Hm, a lot to think about. I agree with you up front — that if I can’t remember the impact a book had on me, it doesn’t deserve its gif rating. But I have also found, having a book blog, that if I go back and glance at an old glowing review for a book I now don’t remember tremendously well, I’m then more likely to reread it. And most often, my initial impression was the right one, and the book was quite good and worth rereading. (One of many reasons I’m well glad I keep a book blog.)


June 25, 2015, 7:18 pm

An interesting topic. I can understand what you mean about a book having a lasting impact. I can especially think of books I read at the right time or a learnt something from that have definitely had a lasting impact. As a regular re-reader though the lasting impact of most great books for me is the joy they will bring and the different experiences of them I will have through out my life.


June 28, 2015, 7:50 pm

This is a really good point! Definitely depends on the type of impact.
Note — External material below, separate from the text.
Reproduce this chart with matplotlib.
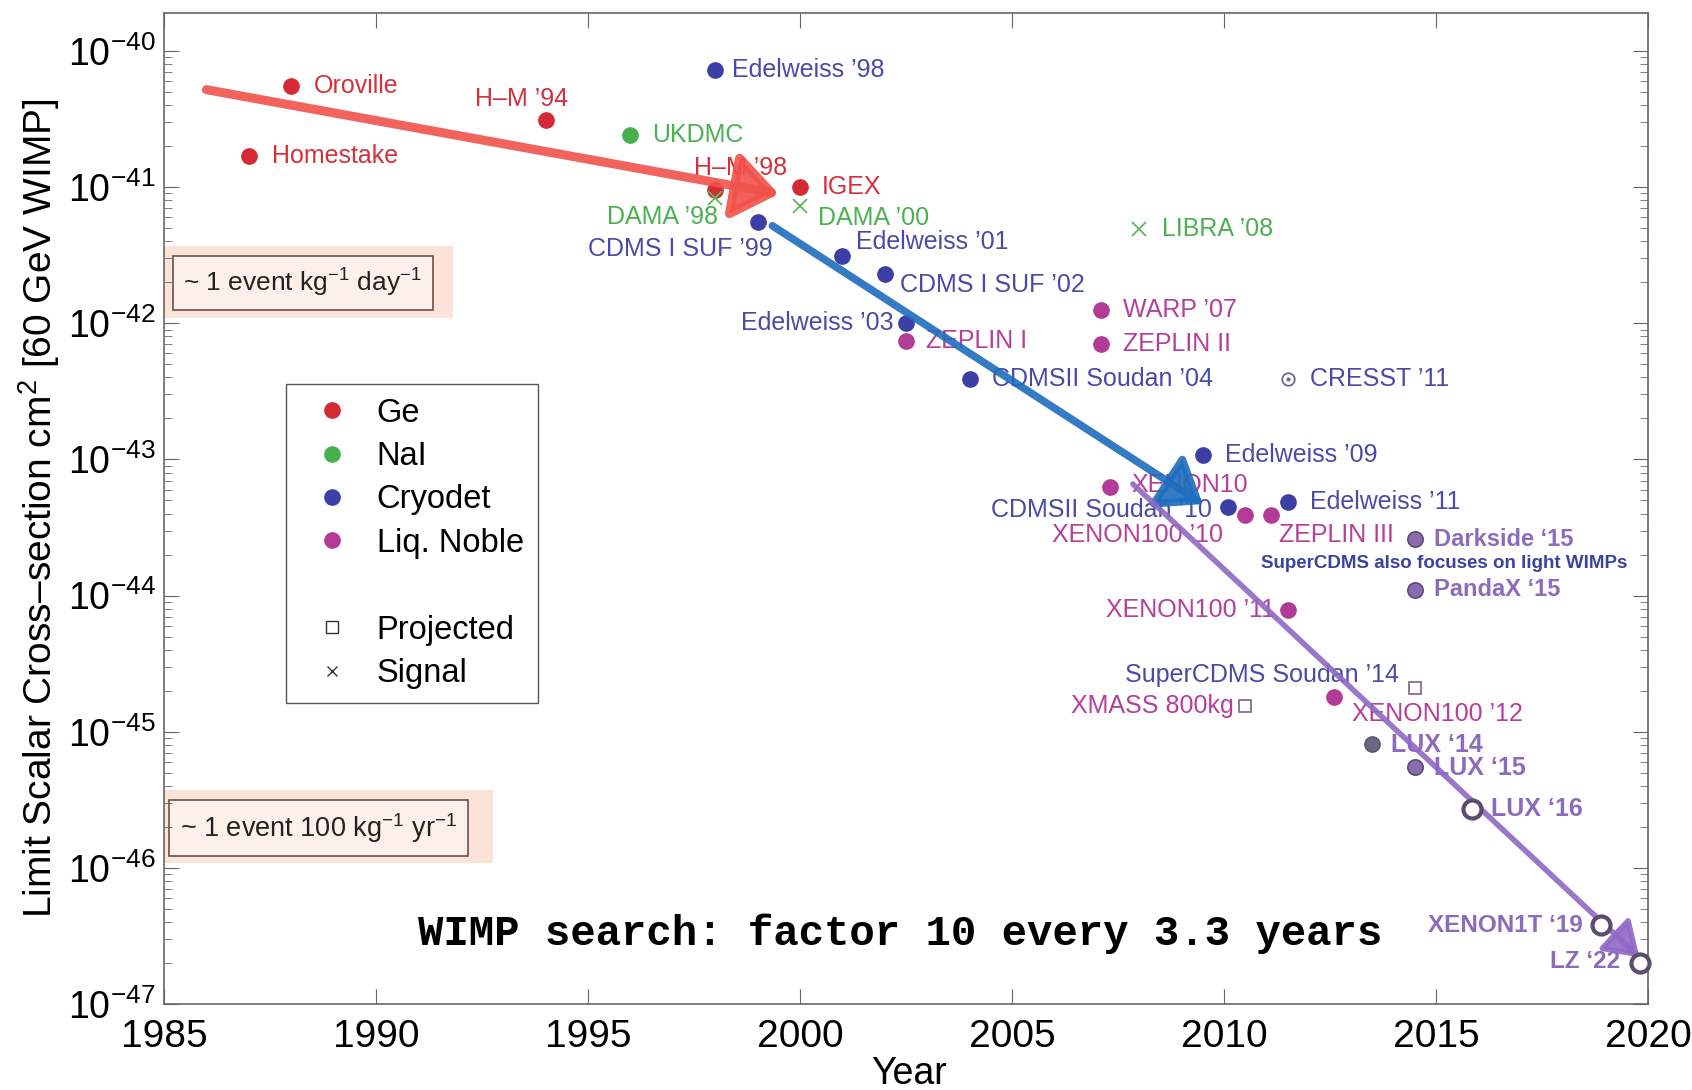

Ones that really make me think, ponder, feel are the sort of impact that just last. But, then there are books like Eleanor and Park, which had a massive emotional impact, but now I barely remember what happened.

Literary Feline

July 1, 2015, 4:15 pm

Such a thought provoking post! I do think the books that impact me the greatest are the ones that stay with me longer. Most of my all time favorite books are books like that. And by impact I mean evoke strong emotions in me–this may be because of the subject matter, empathy for the characters, or even a connection I make between my own life and the book. I am an emotional reader more than I am an intellectual one (although there is some of both in me, to be sure). I admit to not always remembering specific details of books after time has passed, but I see that more as a reflection of how much I read–maybe if I read less I would remember more? Or it could be age. My memory isn’t what it used to be. Regardless, what is most important to me is how a book made me feel–so, of course, that is what I will remember most. (This is also why I would never make a good critic, and why I think objectivity in reviews is overrated.)

I was thinking the other day I should consider rating (if only privately) a book twice–once when I first finish it and then again after I have written my review. I wonder how much, if any, difference there would be. Sometimes I close a book and feel love for the book, but when I really start to let it sink in and begin writing about it, I am less enamored by it. So, I know that occasionally my rating might vary. I don’t know. Just an idea I am toying with.


July 21, 2015, 10:40 am

Tracy: You’re welcome :)

Vicki: That’s got quite the power, then!

Jenny: Yes to that; glowing review can equal re-read. I’m glad for that, too, and keeping all my old reviews.

Jessica: Yes, timing can be everything, if it blends with something you’re going through or similar, you’re likely to remember it more band it may have had a direct impact on your life in some way. I like that thought, the joy they bring on a regular basis.

Alice: Yes, here too! Loved E&P and can remember it enough, but not nearly so much as others. Emotional impact doesn’t always last.

Literary Feline: I like that most of your favourites are those that had an impact. I’m a bit weird in that way – lots of mine aren’t those that had an impact, I remember the enjoyment on its own, but am constantly thinking it’s silly to call those favourites and not those that stayed with me. You’ve given me food for thought! I think remembering more if you read less is possible, but then reading less would mean you had other priorities you put first so in a way you’d be right not to remember it. Also I think the passage of time would have an affect just the same way it does when we read a lot; it’d just be swifter.

I think your rating idea is a good one. I’ve considered similar myself – rating once read and reviewed (because I review very soon afterwards) and then a rating after a couple of months. It’s certainly an interesting idea and valuable I think, in terms of recommendations and longevity.